#### [Data]

· · · ·

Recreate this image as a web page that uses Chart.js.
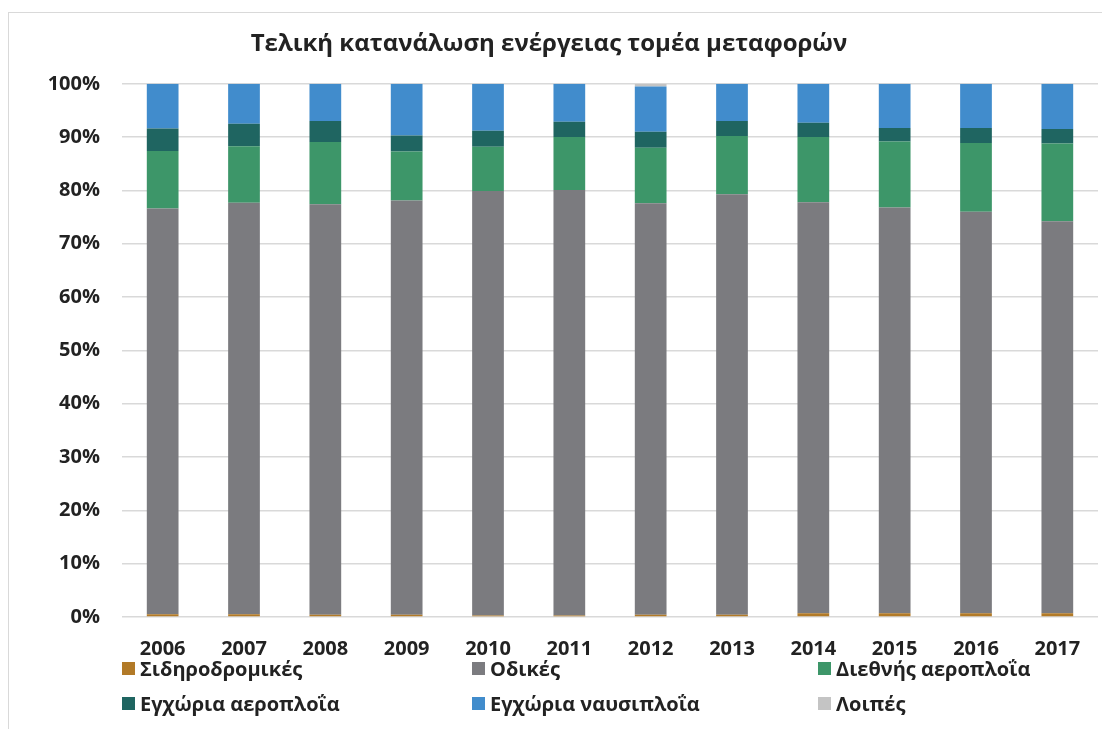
<!DOCTYPE html>
<html lang="el">
<head>
    <meta charset="UTF-8">
    <style>
        body { margin: 0; background: #fff; font-family: "Open Sans", sans-serif; }
        #wrap { position: relative; width: 1102px; height: 729px; overflow: hidden; }
        #frame { position: absolute; left: 8px; top: 12px; width: 1200px; height: 800px;
                 border-left: 1.5px solid #d9d9d9; border-top: 1.5px solid #d9d9d9; }
        #energyChart { position: absolute; left: 0; top: 0; }
        #legend { position: absolute; left: 122px; top: 655px; width: 980px;
                  display: grid; grid-template-columns: 350px 346px 280px; row-gap: 9px; }
        .item { display: flex; align-items: center; font-size: 20px; font-weight: bold; color: #222; height: 26px; }
        .box { width: 13px; height: 13px; margin-right: 5px; flex: none; }
    </style>
</head>
<body>
<div id="wrap">
    <div id="frame"></div>
    <canvas id="energyChart" width="1102" height="729"></canvas>
    <div id="legend"></div>
</div>

<script src="https://cdn.jsdelivr.net/npm/chart.js"></script>
<script>
    const years = ["2006", "2007", "2008", "2009", "2010", "2011", "2012", "2013", "2014", "2015", "2016", "2017"];

    // shares in % of total transport energy use
    const rail     = [0.5, 0.5, 0.4, 0.4, 0.3, 0.3, 0.4, 0.4, 0.7, 0.7, 0.7, 0.7];
    const road     = [76.1, 77.2, 77.0, 77.7, 79.6, 79.8, 77.2, 78.9, 77.1, 76.1, 75.3, 73.5];
    const intlAir  = [10.8, 10.6, 11.7, 9.2, 8.3, 9.9, 10.4, 10.9, 12.2, 12.4, 12.9, 14.6];
    const domAir   = [4.2, 4.2, 3.9, 3.0, 3.0, 2.9, 3.0, 2.8, 2.7, 2.5, 2.8, 2.7];
    const shipping = [8.4, 7.5, 7.0, 9.7, 8.8, 7.1, 8.5, 7.0, 7.3, 8.3, 8.3, 8.5];
    const other    = [0, 0, 0, 0, 0, 0, 0.5, 0, 0, 0, 0, 0];

    const seriesNames = ["Σιδηροδρομικές", "Οδικές", "Διεθνής αεροπλοΐα", "Εγχώρια αεροπλοΐα", "Εγχώρια ναυσιπλοΐα", "Λοιπές"];
    const seriesColors = ["#b27a27", "#7b7b7f", "#3d9669", "#1f6561", "#418ccc", "#c4c4c4"];
    const seriesData = [rail, road, intlAir, domAir, shipping, other];

    const yTicks = [0, 10, 20, 30, 40, 50, 60, 70, 80, 90, 100];

    const datasets = seriesNames.map((name, i) => ({
        label: name,
        data: seriesData[i],
        backgroundColor: seriesColors[i],
        borderWidth: 0,
        categoryPercentage: 1.0,
        barPercentage: 0.39
    }));

    const config = {
        type: "bar",
        data: { labels: years, datasets: datasets },
        options: {
            responsive: false,
            animation: false,
            layout: { padding: { left: 0, right: 4, top: 0, bottom: 48 } },
            plugins: {
                legend: { display: false },
                tooltip: { enabled: false },
                title: {
                    display: true,
                    text: "Τελική κατανάλωση ενέργειας τομέα μεταφορών",
                    color: "#222",
                    font: { family: "Open Sans", size: 24, weight: "bold" },
                    padding: { top: 30, bottom: 25 }
                }
            },
            scales: {
                x: {
                    stacked: true,
                    grid: { display: false, drawTicks: false },
                    border: { display: false },
                    ticks: {
                        padding: 20,
                        color: "#222",
                        font: { family: "Open Sans", size: 20, weight: "bold" }
                    }
                },
                y: {
                    stacked: true,
                    min: 0,
                    max: 100,
                    afterFit: (scale) => { scale.width = 122; },
                    afterBuildTicks: (scale) => { scale.ticks = yTicks.map(v => ({ value: v })); },
                    grid: { color: "#d9d9d9", lineWidth: 1.5, drawTicks: false },
                    border: { display: false },
                    ticks: {
                        padding: 22,
                        color: "#222",
                        font: { family: "Open Sans", size: 20, weight: "bold" },
                        callback: (v) => v + "%"
                    }
                }
            }
        }
    };

    const ctx = document.getElementById("energyChart").getContext("2d");
    new Chart(ctx, config);

    const legendDiv = document.getElementById("legend");
    // Excel-style order: filled row by row
    seriesNames.forEach((name, i) => {
        const item = document.createElement("div");
        item.className = "item";
        item.innerHTML = '<span class="box" style="background:' + seriesColors[i] + '"></span>' + name;
        legendDiv.appendChild(item);
    });
</script>
</body>
</html>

· · · ·

#### [Requirement]
Each line from the top of the material through the line containing "0, 0, 0, 0, 0];" should be reproduced exactly; please drop any images.

#### [Result for this task]
Recreate this image as a web page that uses Chart.js.
<!DOCTYPE html>
<html lang="el">
<head>
    <meta charset="UTF-8">
    <style>
        body { margin: 0; background: #fff; font-family: "Open Sans", sans-serif; }
        #wrap { position: relative; width: 1102px; height: 729px; overflow: hidden; }
        #frame { position: absolute; left: 8px; top: 12px; width: 1200px; height: 800px;
                 border-left: 1.5px solid #d9d9d9; border-top: 1.5px solid #d9d9d9; }
        #energyChart { position: absolute; left: 0; top: 0; }
        #legend { position: absolute; left: 122px; top: 655px; width: 980px;
                  display: grid; grid-template-columns: 350px 346px 280px; row-gap: 9px; }
        .item { display: flex; align-items: center; font-size: 20px; font-weight: bold; color: #222; height: 26px; }
        .box { width: 13px; height: 13px; margin-right: 5px; flex: none; }
    </style>
</head>
<body>
<div id="wrap">
    <div id="frame"></div>
    <canvas id="energyChart" width="1102" height="729"></canvas>
    <div id="legend"></div>
</div>

<script src="https://cdn.jsdelivr.net/npm/chart.js"></script>
<script>
    const years = ["2006", "2007", "2008", "2009", "2010", "2011", "2012", "2013", "2014", "2015", "2016", "2017"];

    // shares in % of total transport energy use
    const rail     = [0.5, 0.5, 0.4, 0.4, 0.3, 0.3, 0.4, 0.4, 0.7, 0.7, 0.7, 0.7];
    const road     = [76.1, 77.2, 77.0, 77.7, 79.6, 79.8, 77.2, 78.9, 77.1, 76.1, 75.3, 73.5];
    const intlAir  = [10.8, 10.6, 11.7, 9.2, 8.3, 9.9, 10.4, 10.9, 12.2, 12.4, 12.9, 14.6];
    const domAir   = [4.2, 4.2, 3.9, 3.0, 3.0, 2.9, 3.0, 2.8, 2.7, 2.5, 2.8, 2.7];
    const shipping = [8.4, 7.5, 7.0, 9.7, 8.8, 7.1, 8.5, 7.0, 7.3, 8.3, 8.3, 8.5];
    const other    = [0, 0, 0, 0, 0, 0, 0.5, 0, 0, 0, 0, 0];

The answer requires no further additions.